Crowdsourcing Changes The Way Social Media Content Is Created

(Photo © Pexels)

With the minimum recommended number of weekly posts being three and with many companies managing three social media platforms, the numbers start looking stressful. With just the minimum recommendations, that would make 468 pictures or videos a year, just for social media alone.

Of course, one can arrange a photoshoot and take thousands of pictures to cover the need many times over, but those pictures very fast start to resemble each other, and for a social media user it doesn’t matter whether there is a tiny difference in the pictures. They want to see something they haven’t yet seen.

Photoshoots are often expensive to have but also heavy to organise as they typically require hiring models and a photographer, getting both the external and internal teams and the products to the shooting location, and then spending hours, possibly days by getting the actual photos taken.

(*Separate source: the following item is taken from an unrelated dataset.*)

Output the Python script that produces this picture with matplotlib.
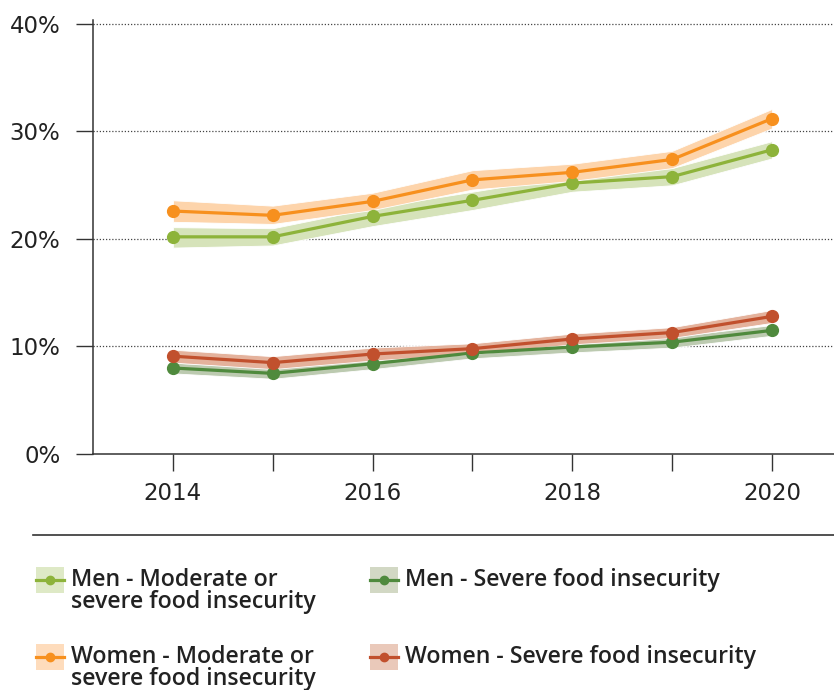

And yet, this heavy process provides you with a handful of pictures with the same people in the same location.

UGC versus crowdsourcing

User-generated content (UGC) has grown more popular in the past years. As described by its name, UGC is content provided for a company or brand by the users, often by tagging the social media handles of the brand on their photos so the brand easily finds the content and can then share this free of charge content on their own page. The catch in UGC is that the user generating the content gets visibility – sometimes from the hundreds of thousands of followers the brand may have – while the brand gets good quality pictures from real users that don’t look like they are from the same photoshoot. Not to mention that many users actually like to get noticed and featured by the brands.

However, while UGC is a great way to get photos for the ever-increasing need of visual content, it is hard – almost impossible – for the brand to control the content they will receive. The users generate content they like, with the products they have, and show how they like to use them. For example, for a brand selling safety collars and harnesses for dogs, it is crucial that the products are worn properly. With UGC, the brand cannot control if any of the material they receive is usable.

Here enters crowdsourcing. Jeff Howe, the man behind the term crowdsourcing, describes the term with the following: “[crowdsourcing is] the new pool of cheap labour: everyday people using their spare cycles to create content, solve problems, even do corporate R&D”.

Collective knowledge is the most significant benefit of crowdsourcing. People look at a problem from their own perspective and bring their own skills to the table when they come together to solve it, with the result often being better than the sum of its parts. For example, when crowdsourcing Instagram content, one can leverage the creators’ knowledge of the platform characteristics, such as trending types of posts.

But how does it work in practice? Quite easily. In general, crowdsourcing visual content works similarly to stock photo services: content creators upload their photos to your private library and earn a little every time someone downloads their content, and if their content ends up being used, a larger payment will be made. To make sure you get what you need, you can own multiple libraries, all dedicated to a different product or for a different type of use. You can ask the social media users to go and get the product from their local store, order it for free on your online store, or send it to the selected people to their home address.

When working like this, instead of one photoshoot for a, let’s say, winter collection of your shoes, you save euros and your nerves. By sending the selected pair of shoes to three selected social media users with the brief, they all can provide you with high-quality pictures to use in the launch – all taken by a different photographer, which makes sure they are taken in different places and with a different take. After this, you may open the library to the public, so anyone can share their pictures when they have gotten their pair of shoes.